Goal of the exercise: Include in the output exactly the lines from the opening of the data through the line containing "(pos) [block] at", and nothing more.
_____
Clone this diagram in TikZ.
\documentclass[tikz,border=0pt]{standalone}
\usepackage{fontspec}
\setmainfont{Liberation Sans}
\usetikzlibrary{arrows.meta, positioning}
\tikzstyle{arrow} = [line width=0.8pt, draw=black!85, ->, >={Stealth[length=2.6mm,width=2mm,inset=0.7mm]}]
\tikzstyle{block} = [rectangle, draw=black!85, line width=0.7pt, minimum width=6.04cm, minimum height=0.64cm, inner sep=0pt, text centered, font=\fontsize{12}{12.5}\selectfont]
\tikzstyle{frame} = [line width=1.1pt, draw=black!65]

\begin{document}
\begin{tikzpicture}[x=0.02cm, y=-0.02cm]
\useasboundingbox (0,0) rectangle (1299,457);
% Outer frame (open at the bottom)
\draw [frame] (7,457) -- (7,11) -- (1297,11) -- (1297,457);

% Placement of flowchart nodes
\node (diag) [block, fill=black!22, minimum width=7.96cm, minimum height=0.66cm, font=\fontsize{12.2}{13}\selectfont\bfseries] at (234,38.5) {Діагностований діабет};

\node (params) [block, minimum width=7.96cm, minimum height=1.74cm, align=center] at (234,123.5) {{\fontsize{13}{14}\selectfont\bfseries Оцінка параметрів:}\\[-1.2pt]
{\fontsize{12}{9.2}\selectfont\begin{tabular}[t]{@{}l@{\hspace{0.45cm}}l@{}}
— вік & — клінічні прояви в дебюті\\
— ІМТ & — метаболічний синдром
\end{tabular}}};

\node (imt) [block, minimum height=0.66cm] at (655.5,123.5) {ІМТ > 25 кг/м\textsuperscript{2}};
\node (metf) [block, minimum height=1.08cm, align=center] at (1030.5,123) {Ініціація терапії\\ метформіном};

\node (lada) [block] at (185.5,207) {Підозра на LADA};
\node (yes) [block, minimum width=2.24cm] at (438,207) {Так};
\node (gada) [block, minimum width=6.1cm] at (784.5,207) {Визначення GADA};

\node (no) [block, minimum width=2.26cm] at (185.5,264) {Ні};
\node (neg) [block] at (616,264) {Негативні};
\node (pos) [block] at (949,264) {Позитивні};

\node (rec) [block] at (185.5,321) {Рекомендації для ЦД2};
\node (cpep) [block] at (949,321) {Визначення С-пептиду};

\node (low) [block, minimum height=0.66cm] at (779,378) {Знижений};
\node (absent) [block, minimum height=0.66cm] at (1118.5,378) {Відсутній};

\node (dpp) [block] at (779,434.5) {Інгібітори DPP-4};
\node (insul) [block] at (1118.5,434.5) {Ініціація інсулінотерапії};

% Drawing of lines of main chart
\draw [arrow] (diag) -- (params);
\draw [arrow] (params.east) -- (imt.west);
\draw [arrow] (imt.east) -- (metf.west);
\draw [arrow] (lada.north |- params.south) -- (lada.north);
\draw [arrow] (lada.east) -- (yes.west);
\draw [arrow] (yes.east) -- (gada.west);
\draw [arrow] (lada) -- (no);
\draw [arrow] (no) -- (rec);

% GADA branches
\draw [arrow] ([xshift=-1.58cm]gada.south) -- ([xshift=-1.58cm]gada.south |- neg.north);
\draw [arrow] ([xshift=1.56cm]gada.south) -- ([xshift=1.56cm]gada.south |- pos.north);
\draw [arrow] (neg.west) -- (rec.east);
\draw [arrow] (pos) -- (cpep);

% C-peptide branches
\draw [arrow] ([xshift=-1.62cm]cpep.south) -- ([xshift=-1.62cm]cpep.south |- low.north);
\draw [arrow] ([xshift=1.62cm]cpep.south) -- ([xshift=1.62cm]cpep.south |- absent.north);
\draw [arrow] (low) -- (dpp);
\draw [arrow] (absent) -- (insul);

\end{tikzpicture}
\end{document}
_____
Written reply:
Clone this diagram in TikZ.
\documentclass[tikz,border=0pt]{standalone}
\usepackage{fontspec}
\setmainfont{Liberation Sans}
\usetikzlibrary{arrows.meta, positioning}
\tikzstyle{arrow} = [line width=0.8pt, draw=black!85, ->, >={Stealth[length=2.6mm,width=2mm,inset=0.7mm]}]
\tikzstyle{block} = [rectangle, draw=black!85, line width=0.7pt, minimum width=6.04cm, minimum height=0.64cm, inner sep=0pt, text centered, font=\fontsize{12}{12.5}\selectfont]
\tikzstyle{frame} = [line width=1.1pt, draw=black!65]

\begin{document}
\begin{tikzpicture}[x=0.02cm, y=-0.02cm]
\useasboundingbox (0,0) rectangle (1299,457);
% Outer frame (open at the bottom)
\draw [frame] (7,457) -- (7,11) -- (1297,11) -- (1297,457);

% Placement of flowchart nodes
\node (diag) [block, fill=black!22, minimum width=7.96cm, minimum height=0.66cm, font=\fontsize{12.2}{13}\selectfont\bfseries] at (234,38.5) {Діагностований діабет};

\node (params) [block, minimum width=7.96cm, minimum height=1.74cm, align=center] at (234,123.5) {{\fontsize{13}{14}\selectfont\bfseries Оцінка параметрів:}\\[-1.2pt]
{\fontsize{12}{9.2}\selectfont\begin{tabular}[t]{@{}l@{\hspace{0.45cm}}l@{}}
— вік & — клінічні прояви в дебюті\\
— ІМТ & — метаболічний синдром
\end{tabular}}};

\node (imt) [block, minimum height=0.66cm] at (655.5,123.5) {ІМТ > 25 кг/м\textsuperscript{2}};
\node (metf) [block, minimum height=1.08cm, align=center] at (1030.5,123) {Ініціація терапії\\ метформіном};

\node (lada) [block] at (185.5,207) {Підозра на LADA};
\node (yes) [block, minimum width=2.24cm] at (438,207) {Так};
\node (gada) [block, minimum width=6.1cm] at (784.5,207) {Визначення GADA};

\node (no) [block, minimum width=2.26cm] at (185.5,264) {Ні};
\node (neg) [block] at (616,264) {Негативні};
\node (pos) [block] at (949,264) {Позитивні};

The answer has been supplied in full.